Malam ini, aku mengirimkan jutaan permintaan maafku ke
langit. Berharap Allah menyampaikannya padamu. Maafkan aku yang tak setia pada
janji kita. Maafkan aku yang ingkar pada impian kita. Maafkan aku karena tak
menemanimu.
Bagiku, meski umurmu lebih tua 8 bulan, kamu adalah
adikku, adik perempuanku. Aku menangis saat mengenangmu, terlebih saat
mengenang masa kecil kita yang begitu memesona. Aku ingin bercerita pada dunia,
bahwa kamulah satu-satunya sahabat terbaikku.

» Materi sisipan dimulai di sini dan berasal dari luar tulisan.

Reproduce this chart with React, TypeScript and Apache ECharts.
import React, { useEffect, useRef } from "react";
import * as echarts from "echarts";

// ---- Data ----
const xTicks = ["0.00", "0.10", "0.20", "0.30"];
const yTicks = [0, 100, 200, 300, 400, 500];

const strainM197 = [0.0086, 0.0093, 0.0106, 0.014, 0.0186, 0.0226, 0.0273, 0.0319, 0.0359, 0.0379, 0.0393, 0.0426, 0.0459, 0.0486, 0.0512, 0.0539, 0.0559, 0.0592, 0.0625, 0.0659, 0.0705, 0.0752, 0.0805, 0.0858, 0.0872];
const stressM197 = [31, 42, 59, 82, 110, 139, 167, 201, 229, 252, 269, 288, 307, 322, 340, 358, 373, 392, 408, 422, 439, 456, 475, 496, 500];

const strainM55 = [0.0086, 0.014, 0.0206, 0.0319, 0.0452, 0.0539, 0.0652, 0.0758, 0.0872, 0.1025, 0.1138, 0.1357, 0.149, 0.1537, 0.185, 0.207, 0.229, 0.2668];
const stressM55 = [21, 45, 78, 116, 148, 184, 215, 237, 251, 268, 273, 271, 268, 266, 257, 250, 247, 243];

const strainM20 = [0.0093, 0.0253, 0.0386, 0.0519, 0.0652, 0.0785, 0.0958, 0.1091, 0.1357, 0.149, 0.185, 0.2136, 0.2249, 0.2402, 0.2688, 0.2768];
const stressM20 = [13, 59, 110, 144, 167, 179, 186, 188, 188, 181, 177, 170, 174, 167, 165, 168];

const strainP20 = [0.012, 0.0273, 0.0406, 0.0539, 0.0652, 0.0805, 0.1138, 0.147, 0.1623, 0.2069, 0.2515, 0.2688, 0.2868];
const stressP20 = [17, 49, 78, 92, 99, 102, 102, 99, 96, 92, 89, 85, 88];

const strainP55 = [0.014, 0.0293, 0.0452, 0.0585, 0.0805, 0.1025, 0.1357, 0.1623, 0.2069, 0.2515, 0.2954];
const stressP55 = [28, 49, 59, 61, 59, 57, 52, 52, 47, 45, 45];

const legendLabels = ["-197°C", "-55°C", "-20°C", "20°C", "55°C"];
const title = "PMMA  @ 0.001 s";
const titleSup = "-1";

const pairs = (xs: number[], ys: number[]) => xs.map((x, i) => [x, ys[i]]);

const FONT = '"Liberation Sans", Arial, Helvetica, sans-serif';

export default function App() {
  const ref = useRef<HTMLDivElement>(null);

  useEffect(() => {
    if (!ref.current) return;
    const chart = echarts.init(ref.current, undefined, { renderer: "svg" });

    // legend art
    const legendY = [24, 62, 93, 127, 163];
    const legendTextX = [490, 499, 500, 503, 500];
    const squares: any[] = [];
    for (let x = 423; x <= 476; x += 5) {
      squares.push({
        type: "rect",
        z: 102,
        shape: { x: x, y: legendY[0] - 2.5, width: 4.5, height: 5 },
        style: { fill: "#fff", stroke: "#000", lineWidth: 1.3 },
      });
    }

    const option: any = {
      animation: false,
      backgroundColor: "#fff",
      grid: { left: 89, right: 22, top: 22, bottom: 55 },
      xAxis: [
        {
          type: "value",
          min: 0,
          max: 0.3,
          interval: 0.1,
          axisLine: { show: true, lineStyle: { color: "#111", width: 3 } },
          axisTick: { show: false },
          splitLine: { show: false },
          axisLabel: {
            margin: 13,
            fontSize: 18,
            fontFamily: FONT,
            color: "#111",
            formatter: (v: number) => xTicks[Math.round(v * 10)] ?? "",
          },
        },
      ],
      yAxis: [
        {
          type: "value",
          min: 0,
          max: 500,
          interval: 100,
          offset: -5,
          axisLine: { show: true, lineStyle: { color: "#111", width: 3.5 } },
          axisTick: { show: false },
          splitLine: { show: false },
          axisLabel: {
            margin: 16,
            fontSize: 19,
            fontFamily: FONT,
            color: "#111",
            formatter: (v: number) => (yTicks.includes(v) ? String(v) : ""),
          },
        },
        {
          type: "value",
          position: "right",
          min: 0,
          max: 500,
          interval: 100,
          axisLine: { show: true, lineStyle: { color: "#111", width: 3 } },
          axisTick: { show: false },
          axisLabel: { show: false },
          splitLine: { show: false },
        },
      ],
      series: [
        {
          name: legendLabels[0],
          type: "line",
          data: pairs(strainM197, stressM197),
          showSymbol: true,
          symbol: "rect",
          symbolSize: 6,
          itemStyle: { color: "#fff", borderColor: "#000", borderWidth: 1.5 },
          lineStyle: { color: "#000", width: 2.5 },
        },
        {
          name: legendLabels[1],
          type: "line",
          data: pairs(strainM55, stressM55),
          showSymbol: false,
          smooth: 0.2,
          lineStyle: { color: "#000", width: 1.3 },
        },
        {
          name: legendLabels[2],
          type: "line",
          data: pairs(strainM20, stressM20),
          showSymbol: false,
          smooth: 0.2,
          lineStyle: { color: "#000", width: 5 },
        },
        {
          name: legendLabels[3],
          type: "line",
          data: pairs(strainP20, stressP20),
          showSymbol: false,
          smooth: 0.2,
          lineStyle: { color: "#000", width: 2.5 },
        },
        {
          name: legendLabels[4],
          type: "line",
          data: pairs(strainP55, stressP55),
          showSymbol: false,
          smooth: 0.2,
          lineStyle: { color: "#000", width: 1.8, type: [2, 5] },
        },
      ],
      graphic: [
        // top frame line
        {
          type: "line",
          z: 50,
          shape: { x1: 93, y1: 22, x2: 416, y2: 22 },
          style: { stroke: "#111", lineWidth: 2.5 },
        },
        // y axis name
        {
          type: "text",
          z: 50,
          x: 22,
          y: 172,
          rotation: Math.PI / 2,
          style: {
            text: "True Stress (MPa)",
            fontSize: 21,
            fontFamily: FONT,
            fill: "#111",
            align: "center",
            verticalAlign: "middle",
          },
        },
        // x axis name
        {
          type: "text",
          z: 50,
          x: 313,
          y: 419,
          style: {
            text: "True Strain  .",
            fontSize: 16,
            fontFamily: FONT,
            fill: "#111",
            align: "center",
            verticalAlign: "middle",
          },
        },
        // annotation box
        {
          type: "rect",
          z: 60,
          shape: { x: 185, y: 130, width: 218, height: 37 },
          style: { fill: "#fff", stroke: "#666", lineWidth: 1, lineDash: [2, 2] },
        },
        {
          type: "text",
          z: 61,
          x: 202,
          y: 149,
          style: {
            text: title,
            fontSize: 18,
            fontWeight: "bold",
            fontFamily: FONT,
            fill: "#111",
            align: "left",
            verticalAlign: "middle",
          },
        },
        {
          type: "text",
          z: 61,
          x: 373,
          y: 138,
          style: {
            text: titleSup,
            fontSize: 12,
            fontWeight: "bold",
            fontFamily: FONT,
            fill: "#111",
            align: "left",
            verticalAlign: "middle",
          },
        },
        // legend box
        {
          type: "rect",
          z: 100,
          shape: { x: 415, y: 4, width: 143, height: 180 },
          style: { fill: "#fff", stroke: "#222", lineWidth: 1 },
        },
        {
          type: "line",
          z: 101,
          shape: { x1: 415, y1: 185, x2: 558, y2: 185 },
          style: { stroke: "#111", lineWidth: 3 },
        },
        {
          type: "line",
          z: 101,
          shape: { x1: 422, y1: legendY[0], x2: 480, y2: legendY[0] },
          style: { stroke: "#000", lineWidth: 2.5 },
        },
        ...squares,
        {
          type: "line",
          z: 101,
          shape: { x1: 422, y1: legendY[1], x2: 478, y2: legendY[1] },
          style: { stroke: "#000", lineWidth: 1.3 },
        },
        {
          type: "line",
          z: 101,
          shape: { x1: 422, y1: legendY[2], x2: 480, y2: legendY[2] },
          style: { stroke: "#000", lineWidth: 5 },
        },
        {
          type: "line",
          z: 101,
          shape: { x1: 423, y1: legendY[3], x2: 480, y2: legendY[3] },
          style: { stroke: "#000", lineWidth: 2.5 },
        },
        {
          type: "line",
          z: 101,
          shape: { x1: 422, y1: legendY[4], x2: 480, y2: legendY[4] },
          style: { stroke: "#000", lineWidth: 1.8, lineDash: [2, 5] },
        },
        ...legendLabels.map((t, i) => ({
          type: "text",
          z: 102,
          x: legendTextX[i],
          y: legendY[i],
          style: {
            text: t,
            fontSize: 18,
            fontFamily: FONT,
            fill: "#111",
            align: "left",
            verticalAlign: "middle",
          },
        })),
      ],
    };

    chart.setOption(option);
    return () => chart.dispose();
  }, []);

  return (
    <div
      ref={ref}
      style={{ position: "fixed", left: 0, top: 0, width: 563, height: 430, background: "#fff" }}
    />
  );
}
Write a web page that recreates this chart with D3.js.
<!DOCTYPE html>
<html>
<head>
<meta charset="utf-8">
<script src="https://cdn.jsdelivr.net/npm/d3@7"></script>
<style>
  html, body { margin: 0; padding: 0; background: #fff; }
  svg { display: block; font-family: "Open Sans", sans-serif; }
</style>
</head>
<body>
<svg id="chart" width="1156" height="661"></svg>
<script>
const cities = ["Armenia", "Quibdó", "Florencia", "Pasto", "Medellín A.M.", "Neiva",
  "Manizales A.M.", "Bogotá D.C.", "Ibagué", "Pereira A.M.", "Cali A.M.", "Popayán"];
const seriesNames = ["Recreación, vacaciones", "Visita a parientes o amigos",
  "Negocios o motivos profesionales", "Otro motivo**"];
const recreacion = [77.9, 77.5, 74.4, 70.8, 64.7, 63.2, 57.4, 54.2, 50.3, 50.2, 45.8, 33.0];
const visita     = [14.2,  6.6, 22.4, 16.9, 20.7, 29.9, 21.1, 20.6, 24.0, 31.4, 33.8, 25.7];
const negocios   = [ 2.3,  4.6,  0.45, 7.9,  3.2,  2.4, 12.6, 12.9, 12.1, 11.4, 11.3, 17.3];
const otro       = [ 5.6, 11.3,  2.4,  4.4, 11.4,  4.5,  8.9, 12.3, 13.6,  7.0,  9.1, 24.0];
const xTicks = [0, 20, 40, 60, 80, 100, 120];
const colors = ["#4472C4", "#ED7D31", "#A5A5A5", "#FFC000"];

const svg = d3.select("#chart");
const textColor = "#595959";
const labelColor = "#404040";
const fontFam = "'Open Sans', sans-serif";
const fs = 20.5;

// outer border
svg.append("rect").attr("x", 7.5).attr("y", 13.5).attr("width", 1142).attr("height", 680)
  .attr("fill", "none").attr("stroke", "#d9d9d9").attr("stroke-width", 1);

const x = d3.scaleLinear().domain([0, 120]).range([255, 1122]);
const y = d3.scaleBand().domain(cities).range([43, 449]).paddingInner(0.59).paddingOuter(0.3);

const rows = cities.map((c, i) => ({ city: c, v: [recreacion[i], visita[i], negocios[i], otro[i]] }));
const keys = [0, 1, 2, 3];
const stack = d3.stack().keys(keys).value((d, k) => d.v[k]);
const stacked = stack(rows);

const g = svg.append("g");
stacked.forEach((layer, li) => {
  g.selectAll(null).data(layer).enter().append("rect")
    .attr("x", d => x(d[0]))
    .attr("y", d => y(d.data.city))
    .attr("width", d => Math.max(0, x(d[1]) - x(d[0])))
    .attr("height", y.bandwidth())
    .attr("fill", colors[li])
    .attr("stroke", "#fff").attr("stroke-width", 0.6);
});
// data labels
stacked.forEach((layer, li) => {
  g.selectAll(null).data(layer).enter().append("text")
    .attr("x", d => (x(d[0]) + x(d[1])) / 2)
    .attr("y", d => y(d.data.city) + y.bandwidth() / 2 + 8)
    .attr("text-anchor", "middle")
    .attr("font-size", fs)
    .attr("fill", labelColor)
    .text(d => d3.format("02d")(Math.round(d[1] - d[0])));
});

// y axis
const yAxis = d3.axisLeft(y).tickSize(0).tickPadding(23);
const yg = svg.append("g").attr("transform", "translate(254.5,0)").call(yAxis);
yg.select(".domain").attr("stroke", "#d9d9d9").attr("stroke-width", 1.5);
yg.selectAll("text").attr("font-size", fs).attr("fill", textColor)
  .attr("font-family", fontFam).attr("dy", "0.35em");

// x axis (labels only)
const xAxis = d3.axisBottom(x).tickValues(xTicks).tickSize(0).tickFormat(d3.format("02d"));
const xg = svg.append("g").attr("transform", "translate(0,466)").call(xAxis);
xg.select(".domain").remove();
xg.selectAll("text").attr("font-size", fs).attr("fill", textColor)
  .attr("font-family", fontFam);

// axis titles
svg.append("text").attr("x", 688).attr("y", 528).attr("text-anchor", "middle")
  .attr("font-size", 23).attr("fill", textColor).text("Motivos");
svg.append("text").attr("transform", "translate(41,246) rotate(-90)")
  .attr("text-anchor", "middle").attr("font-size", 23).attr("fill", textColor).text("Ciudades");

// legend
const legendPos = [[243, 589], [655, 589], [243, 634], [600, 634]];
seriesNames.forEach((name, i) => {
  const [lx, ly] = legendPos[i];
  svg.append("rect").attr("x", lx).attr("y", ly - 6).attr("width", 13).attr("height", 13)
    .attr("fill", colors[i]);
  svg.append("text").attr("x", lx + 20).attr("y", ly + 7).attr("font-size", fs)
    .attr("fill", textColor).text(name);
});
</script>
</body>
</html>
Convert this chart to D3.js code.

Padamu, aku melihat diriku. Dan padaku, kamu melihat
dirimu.
Jadi, maafkanlah aku. Maaf aku telah menumpahkan air
matamu kala mengantarku ke dermaga. Maaf aku telah membuatmu kecewa hingga
jatuh sakit. Ketahuilah, aku memikirkanmu lebih banyak daripada memikirkan
diriku sendiri. Aku tidak meninggalkanmu. Semua yang kulakukan di sini
semata-mata agar suatu hari kelak jalanku semakin dipermudah ketika memulainya
denganmu. Percayalah, kita akan memiliki usaha bersama. Kita akan berbelanja
bersama. Kita akan pulang ke kampung halaman bersama.
Kamu tahu apa impian tertinggiku bersamamu?
Adalah ketika aku bisa menunjukkan padamu sebuah kota
indah yang dikelilingi tiga selat. Aku berdoa semoga kita bisa berkunjung ke
sana. Kamu bersama suamimu, dan aku bersama suamiku. Atau kita berdua saja.
Saat di sana nanti, aku ingin bercerita padamu segala
hal yang kutahu tentang kota itu. Aku ingin mengambil fotomu di depan sebuah
bangunan paling impresif di sana, di depan deretan tulip berwarna merah jambu,
di depan kawanan merpati di halaman Masjid, atau di sebuah geladak kapal yang
membawa kita berlayar dari Asia menuju Eropa.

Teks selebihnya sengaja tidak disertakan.